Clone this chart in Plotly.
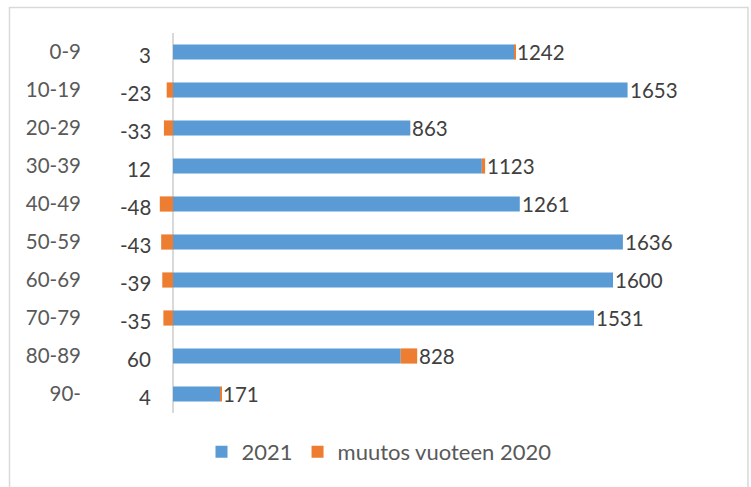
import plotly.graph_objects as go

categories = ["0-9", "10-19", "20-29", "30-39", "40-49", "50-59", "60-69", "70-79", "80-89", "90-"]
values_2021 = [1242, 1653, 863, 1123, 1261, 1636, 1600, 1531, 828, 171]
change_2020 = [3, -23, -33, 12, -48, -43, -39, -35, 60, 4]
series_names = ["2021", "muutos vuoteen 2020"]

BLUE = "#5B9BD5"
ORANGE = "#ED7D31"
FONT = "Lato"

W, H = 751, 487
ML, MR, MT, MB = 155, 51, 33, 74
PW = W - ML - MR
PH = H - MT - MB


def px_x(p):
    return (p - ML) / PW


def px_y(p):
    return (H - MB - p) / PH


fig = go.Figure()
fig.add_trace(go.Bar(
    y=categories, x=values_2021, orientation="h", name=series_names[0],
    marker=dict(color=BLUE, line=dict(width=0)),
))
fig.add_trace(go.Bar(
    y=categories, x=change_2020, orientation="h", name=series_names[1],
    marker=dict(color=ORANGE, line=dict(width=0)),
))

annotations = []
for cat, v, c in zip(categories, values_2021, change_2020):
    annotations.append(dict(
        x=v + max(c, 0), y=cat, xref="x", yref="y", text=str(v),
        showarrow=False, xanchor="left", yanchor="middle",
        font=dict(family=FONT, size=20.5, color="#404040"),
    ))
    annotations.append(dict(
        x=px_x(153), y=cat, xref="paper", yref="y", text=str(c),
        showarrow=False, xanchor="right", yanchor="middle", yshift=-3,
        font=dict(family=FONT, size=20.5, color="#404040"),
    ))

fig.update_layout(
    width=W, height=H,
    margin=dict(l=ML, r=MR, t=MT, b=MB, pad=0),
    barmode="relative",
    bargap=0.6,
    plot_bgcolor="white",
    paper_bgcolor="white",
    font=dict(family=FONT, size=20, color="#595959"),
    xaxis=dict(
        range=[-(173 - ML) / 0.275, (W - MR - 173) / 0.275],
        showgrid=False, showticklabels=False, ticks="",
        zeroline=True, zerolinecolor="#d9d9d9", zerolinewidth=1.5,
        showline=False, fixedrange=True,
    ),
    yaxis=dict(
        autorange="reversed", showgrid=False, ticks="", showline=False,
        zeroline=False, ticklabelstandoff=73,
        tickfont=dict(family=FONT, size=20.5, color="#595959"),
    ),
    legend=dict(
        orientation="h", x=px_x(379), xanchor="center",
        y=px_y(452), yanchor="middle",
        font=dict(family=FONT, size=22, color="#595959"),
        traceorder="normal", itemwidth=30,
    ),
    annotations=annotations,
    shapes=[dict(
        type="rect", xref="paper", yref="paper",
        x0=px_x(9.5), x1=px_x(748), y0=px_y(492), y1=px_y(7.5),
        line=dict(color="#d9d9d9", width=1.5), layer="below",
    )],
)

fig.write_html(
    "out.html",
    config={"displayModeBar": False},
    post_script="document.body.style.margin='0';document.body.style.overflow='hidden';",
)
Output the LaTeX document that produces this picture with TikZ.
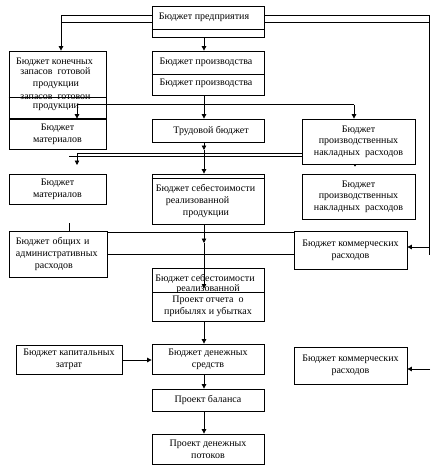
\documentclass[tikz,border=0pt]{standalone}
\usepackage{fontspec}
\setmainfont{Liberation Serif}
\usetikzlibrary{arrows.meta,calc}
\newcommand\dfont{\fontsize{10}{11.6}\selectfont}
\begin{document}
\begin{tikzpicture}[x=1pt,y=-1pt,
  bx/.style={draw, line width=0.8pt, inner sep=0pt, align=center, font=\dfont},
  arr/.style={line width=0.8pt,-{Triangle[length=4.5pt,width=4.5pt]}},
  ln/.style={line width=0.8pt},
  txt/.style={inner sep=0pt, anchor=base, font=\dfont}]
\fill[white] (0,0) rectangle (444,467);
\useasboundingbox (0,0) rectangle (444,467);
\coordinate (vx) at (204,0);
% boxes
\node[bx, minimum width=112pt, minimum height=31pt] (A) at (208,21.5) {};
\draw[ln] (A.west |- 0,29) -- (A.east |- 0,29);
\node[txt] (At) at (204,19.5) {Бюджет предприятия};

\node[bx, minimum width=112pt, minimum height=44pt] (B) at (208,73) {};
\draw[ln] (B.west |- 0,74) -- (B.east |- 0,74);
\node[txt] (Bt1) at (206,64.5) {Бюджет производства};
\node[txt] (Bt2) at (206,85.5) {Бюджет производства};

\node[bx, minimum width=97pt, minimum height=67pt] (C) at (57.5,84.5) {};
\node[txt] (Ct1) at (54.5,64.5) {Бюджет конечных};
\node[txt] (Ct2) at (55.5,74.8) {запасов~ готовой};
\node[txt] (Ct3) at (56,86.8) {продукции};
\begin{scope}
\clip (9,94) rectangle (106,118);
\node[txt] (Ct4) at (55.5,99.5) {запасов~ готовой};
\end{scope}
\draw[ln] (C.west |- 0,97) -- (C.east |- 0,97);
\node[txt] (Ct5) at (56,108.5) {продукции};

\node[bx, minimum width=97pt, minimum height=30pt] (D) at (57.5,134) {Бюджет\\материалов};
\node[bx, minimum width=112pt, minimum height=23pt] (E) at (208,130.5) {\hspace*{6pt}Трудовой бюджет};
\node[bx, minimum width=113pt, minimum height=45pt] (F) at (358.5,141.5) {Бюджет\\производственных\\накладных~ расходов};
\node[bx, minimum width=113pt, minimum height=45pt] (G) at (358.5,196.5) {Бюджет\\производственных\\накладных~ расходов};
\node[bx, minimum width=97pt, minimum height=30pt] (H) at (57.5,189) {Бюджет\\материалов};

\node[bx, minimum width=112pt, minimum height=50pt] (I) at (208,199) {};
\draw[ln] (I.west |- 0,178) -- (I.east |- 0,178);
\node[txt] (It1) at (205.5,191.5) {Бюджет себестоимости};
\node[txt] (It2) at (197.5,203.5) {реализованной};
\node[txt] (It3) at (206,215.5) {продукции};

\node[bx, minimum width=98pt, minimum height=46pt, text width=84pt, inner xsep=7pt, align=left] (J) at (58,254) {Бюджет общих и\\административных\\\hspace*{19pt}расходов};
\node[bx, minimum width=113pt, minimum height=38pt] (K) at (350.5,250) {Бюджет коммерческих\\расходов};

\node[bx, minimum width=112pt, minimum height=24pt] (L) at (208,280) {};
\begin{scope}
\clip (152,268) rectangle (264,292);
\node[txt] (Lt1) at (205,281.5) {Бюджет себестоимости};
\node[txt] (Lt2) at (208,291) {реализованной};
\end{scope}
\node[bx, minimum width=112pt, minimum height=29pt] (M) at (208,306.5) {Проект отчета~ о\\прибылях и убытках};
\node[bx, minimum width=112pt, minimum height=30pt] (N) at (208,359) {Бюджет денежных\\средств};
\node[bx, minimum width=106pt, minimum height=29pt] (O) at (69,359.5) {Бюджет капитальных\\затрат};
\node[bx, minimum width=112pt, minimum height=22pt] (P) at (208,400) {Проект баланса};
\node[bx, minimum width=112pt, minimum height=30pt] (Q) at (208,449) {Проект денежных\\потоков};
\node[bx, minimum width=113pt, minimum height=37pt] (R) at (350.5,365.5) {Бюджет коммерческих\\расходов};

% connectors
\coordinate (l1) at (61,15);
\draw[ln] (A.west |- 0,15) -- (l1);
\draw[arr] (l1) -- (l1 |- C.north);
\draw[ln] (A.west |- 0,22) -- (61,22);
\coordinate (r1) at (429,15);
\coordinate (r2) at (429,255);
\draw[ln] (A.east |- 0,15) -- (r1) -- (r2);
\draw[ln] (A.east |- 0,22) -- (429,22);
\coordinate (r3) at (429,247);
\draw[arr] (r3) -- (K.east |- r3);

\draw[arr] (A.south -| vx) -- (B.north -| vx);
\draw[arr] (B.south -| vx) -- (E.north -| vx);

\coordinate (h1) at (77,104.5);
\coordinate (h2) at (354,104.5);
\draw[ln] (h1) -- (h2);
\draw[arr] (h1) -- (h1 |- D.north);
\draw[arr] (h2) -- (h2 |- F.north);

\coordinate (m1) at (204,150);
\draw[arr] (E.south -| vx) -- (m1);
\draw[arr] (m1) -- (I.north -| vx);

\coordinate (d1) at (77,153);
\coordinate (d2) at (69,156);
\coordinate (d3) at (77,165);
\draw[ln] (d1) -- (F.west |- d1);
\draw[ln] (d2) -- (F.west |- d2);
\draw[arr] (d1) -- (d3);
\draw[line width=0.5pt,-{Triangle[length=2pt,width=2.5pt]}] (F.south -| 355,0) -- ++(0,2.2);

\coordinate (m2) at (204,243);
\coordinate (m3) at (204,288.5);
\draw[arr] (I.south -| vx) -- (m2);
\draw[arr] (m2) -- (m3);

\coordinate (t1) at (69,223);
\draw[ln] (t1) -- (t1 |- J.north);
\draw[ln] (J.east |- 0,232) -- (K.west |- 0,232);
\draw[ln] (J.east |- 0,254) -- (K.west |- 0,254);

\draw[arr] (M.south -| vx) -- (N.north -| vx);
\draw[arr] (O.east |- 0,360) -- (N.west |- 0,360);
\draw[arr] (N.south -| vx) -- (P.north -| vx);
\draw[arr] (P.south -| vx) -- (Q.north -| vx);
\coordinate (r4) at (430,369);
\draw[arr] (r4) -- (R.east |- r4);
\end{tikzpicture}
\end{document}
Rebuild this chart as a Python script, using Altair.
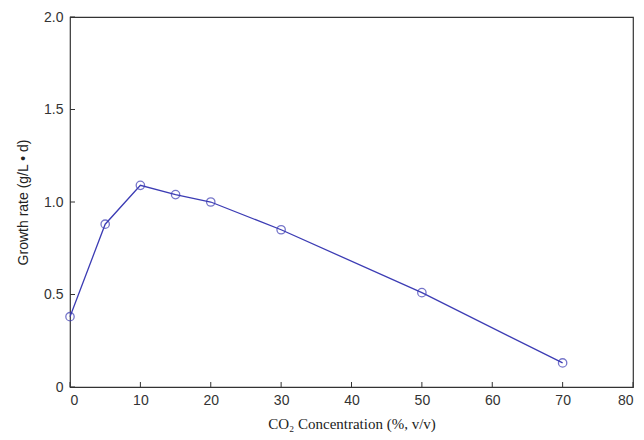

**What you are asked to do**. All lines from the start of the entries above through the line containing "import plotly.graph_objects as go" are to be given again exactly; the pictures are not.

**Reply**.
Clone this chart in Plotly.
import plotly.graph_objects as go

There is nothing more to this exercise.